I've learned that the right way to build a successful mobile user experience is to test frequently and evolve quickly. It's important to build and release usable prototypes so that people can try the mobile app for themselves and provide feedback on the features and usability.
In my last mobile project, I discovered a very quick way to build a working mobile app prototype. here's what I did:
- I engaged a user interface (UI) designer to mockup some screens for my iPhone and Android app.
- I used a hosted service, Codiqa, to build the mobile screens via their WYSIWYG Web-based editor. For the page headers and footers, I pasted the images from the mockup screens into the Codiqa editor while for lists of items, I used the tool's built-in controls to simulate iPhone and Android lists.
- Then I used Codiqa's editor to link up buttons in the pages so that I could simulate an entire usage scenario--from user input to search listing to the detail screens.

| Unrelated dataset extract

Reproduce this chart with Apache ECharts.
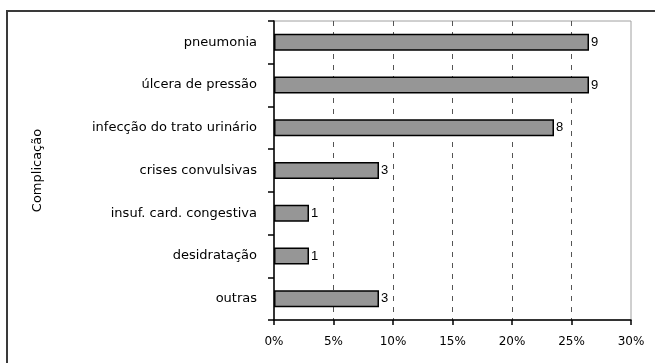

- At this point, Codiqa produces a mobile Web app that can be used on iPhone and Android phones. I can tap the buttons to simulate the flow, but the lists and details are filled with placeholder text.
- So now I have a functioning mobile Web app that I can give to my iPhone or Android testers and get their feedback. Codiqa and jQuery Mobile are very flexible, simple to use, and they allow me to enhance my mobile Web app quickly.
- When the mobile Web app is the best that it can be, I pass the app to my iPhone or Android developer to build it as a native app, reusing the same graphical assets and REST services that I have used.
This method of building mobile apps fits very well into our agile development process, in which we iterate many times to create the best product possible.
With Codiqa, it's even possible to let my product managers create the prototype app themselves, leaving the last phase of integration to techies like me. This could be the best way to get the entire team hands-on with the creation of the product.